── GIVEN MATERIAL

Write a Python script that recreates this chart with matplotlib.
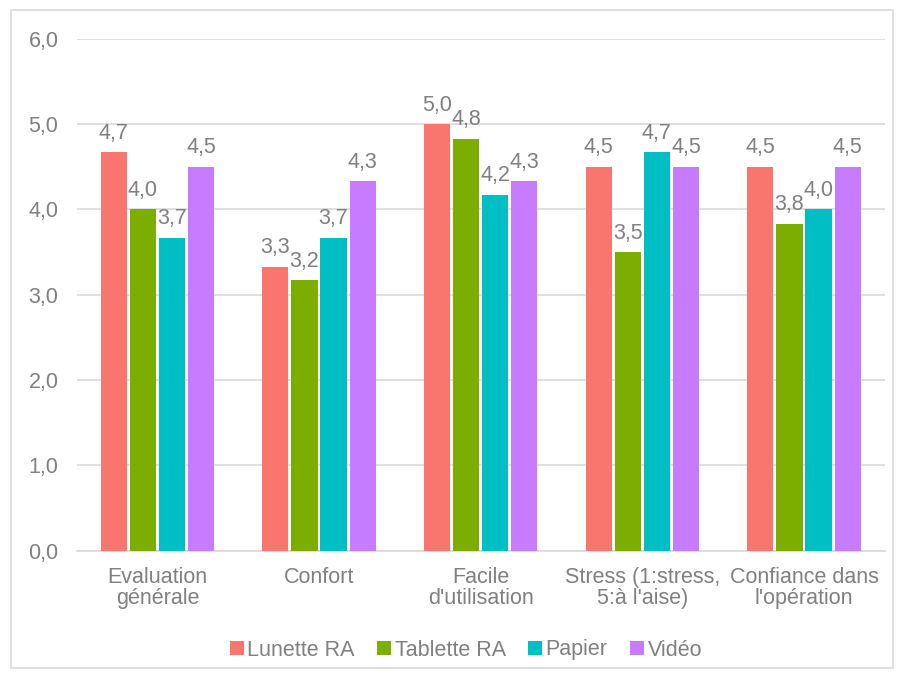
import matplotlib.pyplot as plt
import numpy as np
from matplotlib.patches import Rectangle

plt.rcParams['font.family'] = ['Liberation Sans', 'DejaVu Sans']

categories = ["Evaluation\ngénérale", "Confort", "Facile\nd'utilisation",
              "Stress (1:stress,\n5:à l'aise)", "Confiance dans\nl'opération"]
series_names = ["Lunette RA", "Tablette RA", "Papier", "Vidéo"]
lunette = [4.67, 3.33, 5.0, 4.5, 4.5]
tablette = [4.0, 3.17, 4.83, 3.5, 3.83]
papier = [3.67, 3.67, 4.17, 4.67, 4.0]
video = [4.5, 4.33, 4.33, 4.5, 4.5]
colors = ["#F8766D", "#7CAE00", "#00BFC4", "#C77CFF"]

text_color = "#808080"
grid_color = "#D9D9D9"
fs = 15.5

fig = plt.figure(figsize=(9.01, 6.8), dpi=100)
ax = fig.add_axes([0.085, 0.19, 0.897, 0.753])

x = np.arange(len(categories))
step = 0.18
width = 0.162
for i, (vals, name, c) in enumerate(zip([lunette, tablette, papier, video], series_names, colors)):
    pos = x + (i - 1.5) * step
    ax.bar(pos, vals, width=width, color=c, label=name, zorder=3)
    for px, v in zip(pos, vals):
        ax.text(px, v + 0.1, f"{v:.1f}".replace(".", ","), ha="center", va="bottom",
                fontsize=fs, color=text_color, zorder=4)

ax.set_ylim(0, 6)
ax.set_xlim(-0.5, len(categories) - 0.5)
ax.set_yticks(np.arange(0, 6.01, 1))
ax.set_yticklabels([f"{t:.1f}".replace(".", ",") for t in np.arange(0, 6.01, 1)])
ax.set_xticks(x)
ax.set_xticklabels(categories, linespacing=1.0)
ax.tick_params(axis="both", length=0, labelsize=fs, colors=text_color)
ax.tick_params(axis="y", pad=13)
ax.tick_params(axis="x", pad=12)
ax.grid(axis="y", color=grid_color, linewidth=1.2, zorder=0)
for s in ["top", "right", "left"]:
    ax.spines[s].set_visible(False)
ax.spines["bottom"].set_color(grid_color)
ax.spines["bottom"].set_linewidth(1.2)

ax.legend(loc="center", bbox_to_anchor=(466 / 901, 1 - 650 / 680), bbox_transform=fig.transFigure,
          ncol=4, frameon=False, fontsize=fs, labelcolor=text_color,
          handlelength=0.65, handleheight=0.65, handletextpad=0.15, columnspacing=1.05)

fig.patches.append(Rectangle((11 / 901, 1 - 668 / 680), 882 / 901, 658 / 680,
                             transform=fig.transFigure, fill=False,
                             edgecolor=grid_color, linewidth=1.2))

fig.savefig("out.png", dpi=100)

────

→ TASK STATEMENT
Starting with the first line of the data above and ending with the line containing "plt.rcParams['font.family'] = ['Liberation", please restate every line exactly, leaving images out.

→ RESPONSE TO THE EXERCISE
Write a Python script that recreates this chart with matplotlib.
import matplotlib.pyplot as plt
import numpy as np
from matplotlib.patches import Rectangle

plt.rcParams['font.family'] = ['Liberation Sans', 'DejaVu Sans']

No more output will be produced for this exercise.